Over two decades Okwui Enwezor emerged as a dominant and highly influential voice in curatorial practice and contemporary art history. He was a curator and art historian who engaged and grappled with the various iterations of what might be broadly construed as the post-colonial and global turns in visual art.
Born in Nigeria in 1963, Enwezor not only introduced many artists and works to calcified Western canons. He was also a trailblazer in roles that had historically been occupied by Europeans.
Deeply cosmopolitan and global in outlook, he was an intellectual visionary. His brilliant conceptual rigor was realized in exhibitions that often felt larger than life. His curatorial style was often a mash up, combining unexpected encounters between art, documentary, popular culture and the archive; between different media, and between past and present. In much of his practice, Enwezor surfaced the art histories that underpinned contemporary art. He pushed from below, from what was past, into the present. It was always turned over, recognizable but different.
Impact and significance
I worked closely with Enwezor on three occasions.

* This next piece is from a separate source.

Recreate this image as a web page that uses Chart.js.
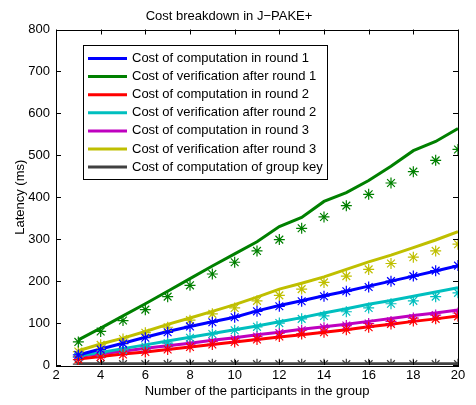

Each pointed to something of the character, impact and significance of the way he worked.
The first was the 2nd Johannesburg Biennale in 1997. Enwezor was the artistic director and I was a lackey working on the publications and conference. Enwezor came to South Africa with the intellectual weight of having co-founded Nka: Journal of Contemporary Africa Art a few years earlier. He was fresh off what is often considered to be his breakthrough curatorial project, In/sight: African Photographers, 1940 to the Present in New York.

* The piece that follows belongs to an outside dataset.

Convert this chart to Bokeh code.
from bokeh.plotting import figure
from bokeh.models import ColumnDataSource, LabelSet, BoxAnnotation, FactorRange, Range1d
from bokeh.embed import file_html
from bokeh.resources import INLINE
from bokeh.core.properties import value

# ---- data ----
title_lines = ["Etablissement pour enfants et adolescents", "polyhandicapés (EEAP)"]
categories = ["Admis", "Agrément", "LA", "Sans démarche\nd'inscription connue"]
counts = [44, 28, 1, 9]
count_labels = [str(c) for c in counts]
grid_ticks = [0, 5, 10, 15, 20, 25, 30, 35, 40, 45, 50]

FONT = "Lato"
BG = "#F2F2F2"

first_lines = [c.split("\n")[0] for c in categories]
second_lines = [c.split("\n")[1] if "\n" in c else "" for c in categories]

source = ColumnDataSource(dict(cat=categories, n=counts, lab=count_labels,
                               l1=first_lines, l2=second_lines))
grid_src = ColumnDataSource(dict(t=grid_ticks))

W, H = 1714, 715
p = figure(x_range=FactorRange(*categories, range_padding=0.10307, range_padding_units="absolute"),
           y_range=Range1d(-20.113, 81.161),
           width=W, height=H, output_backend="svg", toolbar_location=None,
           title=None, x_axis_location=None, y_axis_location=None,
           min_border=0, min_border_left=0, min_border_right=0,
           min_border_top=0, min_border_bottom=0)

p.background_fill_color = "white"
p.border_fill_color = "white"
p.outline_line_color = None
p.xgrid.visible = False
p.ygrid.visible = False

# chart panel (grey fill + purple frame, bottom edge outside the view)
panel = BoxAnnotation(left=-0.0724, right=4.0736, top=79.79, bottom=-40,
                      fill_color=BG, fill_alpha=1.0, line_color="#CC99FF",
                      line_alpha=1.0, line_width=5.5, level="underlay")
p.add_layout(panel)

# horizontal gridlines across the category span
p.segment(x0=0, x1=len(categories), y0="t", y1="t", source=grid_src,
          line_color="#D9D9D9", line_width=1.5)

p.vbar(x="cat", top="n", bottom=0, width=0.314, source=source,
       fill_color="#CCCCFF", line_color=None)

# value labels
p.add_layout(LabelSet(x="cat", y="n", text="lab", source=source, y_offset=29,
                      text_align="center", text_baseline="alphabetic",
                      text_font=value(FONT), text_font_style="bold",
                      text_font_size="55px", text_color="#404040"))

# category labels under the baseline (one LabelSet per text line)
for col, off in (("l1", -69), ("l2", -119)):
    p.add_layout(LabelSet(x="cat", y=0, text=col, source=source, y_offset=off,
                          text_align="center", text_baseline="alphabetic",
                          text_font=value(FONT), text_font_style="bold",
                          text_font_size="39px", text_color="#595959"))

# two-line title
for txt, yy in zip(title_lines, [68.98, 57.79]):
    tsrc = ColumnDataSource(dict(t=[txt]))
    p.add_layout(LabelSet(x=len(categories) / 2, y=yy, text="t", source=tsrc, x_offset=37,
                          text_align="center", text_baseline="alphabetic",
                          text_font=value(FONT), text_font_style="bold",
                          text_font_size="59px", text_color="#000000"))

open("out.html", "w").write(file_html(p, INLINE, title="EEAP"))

Eschewing the long-held convention of organizing biennales around national pavilions, he worked with a team of curators to create a series of conceptually-focused exhibitions under the rubric of Trade Routes: History and Geography. He brought an unrelentingly global sensibility that finally ripped the local art world from the insulating effects of apartheid and especially the cultural boycott.
What he offered was something bigger than South Africa could handle. In what became a hallmark of Enwezor’s curatorial practice, the sky – and the exhibition’s opening date – seemed to be the only limits to what was possible. Overspending and budget shortfalls led to the early closure of the Biennale in early 1998. Suffice to say, Johannesburg has never offered an art biennale since.
The second occasion was The Short Century: Independence and Liberation Movements in Africa, 1945-1994 in Munich, Germany. I was part of a team of co-curators under Enwezor’s lead. He ventured everywhere in his art historical and curatorial practice, from conceptually driven shows to exhibitions of single artists. But his return to grappling with African histories and geographies, as well as situating them in the world, is resonant in exhibitions such as The Short Century.
Much has been made of Enwezor’s intellectual vision and rigor. More spitefully a great deal has been made of his personal ambition at the expense of the institutions where he worked. But little attention is given to how much the issues mattered to him. On the opening night of The Short Century, what I witnessed in his body language and tone of delivery glimpsed at the fuller extent of his emotional vulnerability, deep connection, and unrelenting conviction about what really mattered.
This preoccupation with putting Africa front and centre extended to a number of standalone publications. These include Reading the Contemporary: African Art, from Theory to the Marketplace (1999, with Olu Oguibe); one of the books for his Documenta exhibition, titled Under Seige: Four African Cities (Freetown, Johannesburg, Kinsasha and Lagos); and Contemporary African Art Since 1980 (2009, with Chika Okeke-Agulu).
I was always struck by how much Enwezor cherished his intellectual independence and freedom.